Skip any picture you find and retype all the remaining lines exactly.

[Start DATA SECTION]

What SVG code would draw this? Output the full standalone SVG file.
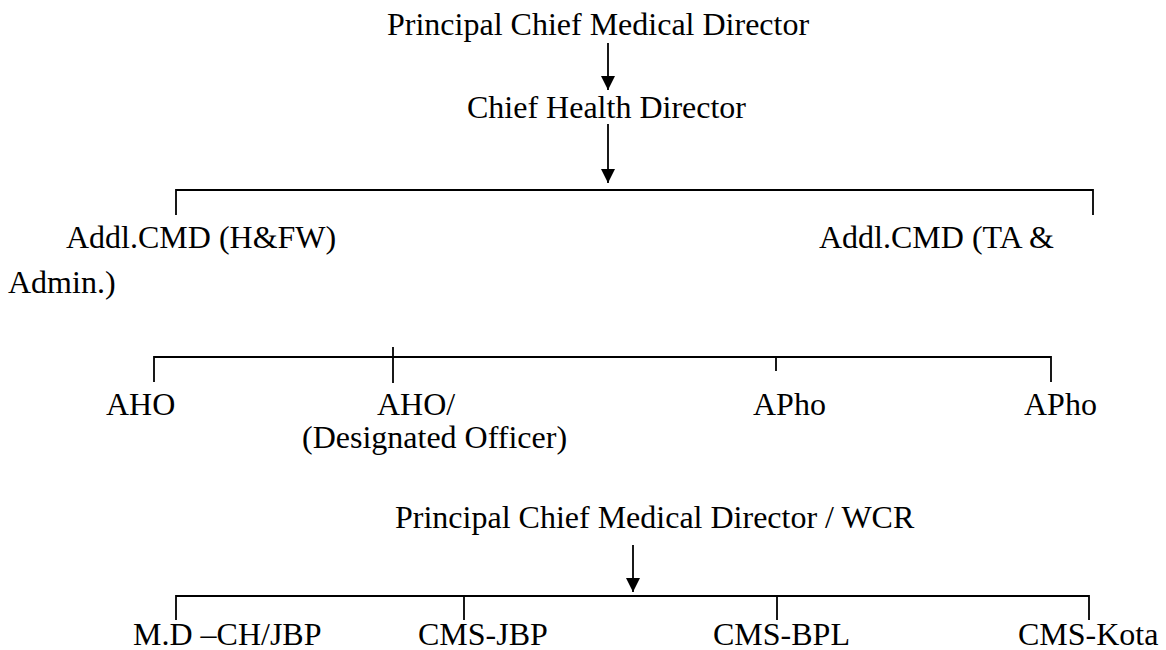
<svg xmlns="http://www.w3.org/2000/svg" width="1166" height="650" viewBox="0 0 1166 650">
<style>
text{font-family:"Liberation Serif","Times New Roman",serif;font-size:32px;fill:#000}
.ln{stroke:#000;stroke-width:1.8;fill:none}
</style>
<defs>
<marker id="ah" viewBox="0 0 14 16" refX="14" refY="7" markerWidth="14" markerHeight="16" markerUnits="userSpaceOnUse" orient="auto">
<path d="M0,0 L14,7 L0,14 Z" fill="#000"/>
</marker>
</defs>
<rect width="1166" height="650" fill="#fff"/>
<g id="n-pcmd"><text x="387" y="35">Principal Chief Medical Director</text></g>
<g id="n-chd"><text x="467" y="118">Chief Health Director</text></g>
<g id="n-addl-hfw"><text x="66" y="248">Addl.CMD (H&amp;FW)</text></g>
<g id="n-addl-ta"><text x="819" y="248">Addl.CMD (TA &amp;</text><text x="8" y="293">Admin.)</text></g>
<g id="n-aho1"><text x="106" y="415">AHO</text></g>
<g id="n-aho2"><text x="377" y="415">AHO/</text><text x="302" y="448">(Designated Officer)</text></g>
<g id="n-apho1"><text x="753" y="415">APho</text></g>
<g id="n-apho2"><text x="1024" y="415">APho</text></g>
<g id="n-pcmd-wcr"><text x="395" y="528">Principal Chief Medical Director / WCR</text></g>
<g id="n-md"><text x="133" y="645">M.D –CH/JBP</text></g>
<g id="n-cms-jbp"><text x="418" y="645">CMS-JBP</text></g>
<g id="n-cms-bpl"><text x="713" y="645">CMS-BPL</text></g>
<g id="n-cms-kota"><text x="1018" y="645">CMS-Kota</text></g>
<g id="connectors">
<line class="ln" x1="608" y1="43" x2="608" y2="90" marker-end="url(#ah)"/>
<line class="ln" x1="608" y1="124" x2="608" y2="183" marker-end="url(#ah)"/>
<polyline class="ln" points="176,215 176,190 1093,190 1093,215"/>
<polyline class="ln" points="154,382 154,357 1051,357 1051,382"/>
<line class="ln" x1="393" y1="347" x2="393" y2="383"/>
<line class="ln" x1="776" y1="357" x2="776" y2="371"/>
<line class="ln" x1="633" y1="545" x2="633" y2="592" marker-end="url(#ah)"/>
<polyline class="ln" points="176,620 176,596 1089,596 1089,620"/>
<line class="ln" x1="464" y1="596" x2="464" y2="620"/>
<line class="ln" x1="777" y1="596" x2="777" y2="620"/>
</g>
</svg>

[End DATA SECTION]

▸ **ANSWER TO THIS TASK**:
What SVG code would draw this? Output the full standalone SVG file.
<svg xmlns="http://www.w3.org/2000/svg" width="1166" height="650" viewBox="0 0 1166 650">
<style>
text{font-family:"Liberation Serif","Times New Roman",serif;font-size:32px;fill:#000}
.ln{stroke:#000;stroke-width:1.8;fill:none}
</style>
<defs>
<marker id="ah" viewBox="0 0 14 16" refX="14" refY="7" markerWidth="14" markerHeight="16" markerUnits="userSpaceOnUse" orient="auto">
<path d="M0,0 L14,7 L0,14 Z" fill="#000"/>
</marker>
</defs>
<rect width="1166" height="650" fill="#fff"/>
<g id="n-pcmd"><text x="387" y="35">Principal Chief Medical Director</text></g>
<g id="n-chd"><text x="467" y="118">Chief Health Director</text></g>
<g id="n-addl-hfw"><text x="66" y="248">Addl.CMD (H&amp;FW)</text></g>
<g id="n-addl-ta"><text x="819" y="248">Addl.CMD (TA &amp;</text><text x="8" y="293">Admin.)</text></g>
<g id="n-aho1"><text x="106" y="415">AHO</text></g>
<g id="n-aho2"><text x="377" y="415">AHO/</text><text x="302" y="448">(Designated Officer)</text></g>
<g id="n-apho1"><text x="753" y="415">APho</text></g>
<g id="n-apho2"><text x="1024" y="415">APho</text></g>
<g id="n-pcmd-wcr"><text x="395" y="528">Principal Chief Medical Director / WCR</text></g>
<g id="n-md"><text x="133" y="645">M.D –CH/JBP</text></g>
<g id="n-cms-jbp"><text x="418" y="645">CMS-JBP</text></g>
<g id="n-cms-bpl"><text x="713" y="645">CMS-BPL</text></g>
<g id="n-cms-kota"><text x="1018" y="645">CMS-Kota</text></g>
<g id="connectors">
<line class="ln" x1="608" y1="43" x2="608" y2="90" marker-end="url(#ah)"/>
<line class="ln" x1="608" y1="124" x2="608" y2="183" marker-end="url(#ah)"/>
<polyline class="ln" points="176,215 176,190 1093,190 1093,215"/>
<polyline class="ln" points="154,382 154,357 1051,357 1051,382"/>
<line class="ln" x1="393" y1="347" x2="393" y2="383"/>
<line class="ln" x1="776" y1="357" x2="776" y2="371"/>
<line class="ln" x1="633" y1="545" x2="633" y2="592" marker-end="url(#ah)"/>
<polyline class="ln" points="176,620 176,596 1089,596 1089,620"/>
<line class="ln" x1="464" y1="596" x2="464" y2="620"/>
<line class="ln" x1="777" y1="596" x2="777" y2="620"/>
</g>
</svg>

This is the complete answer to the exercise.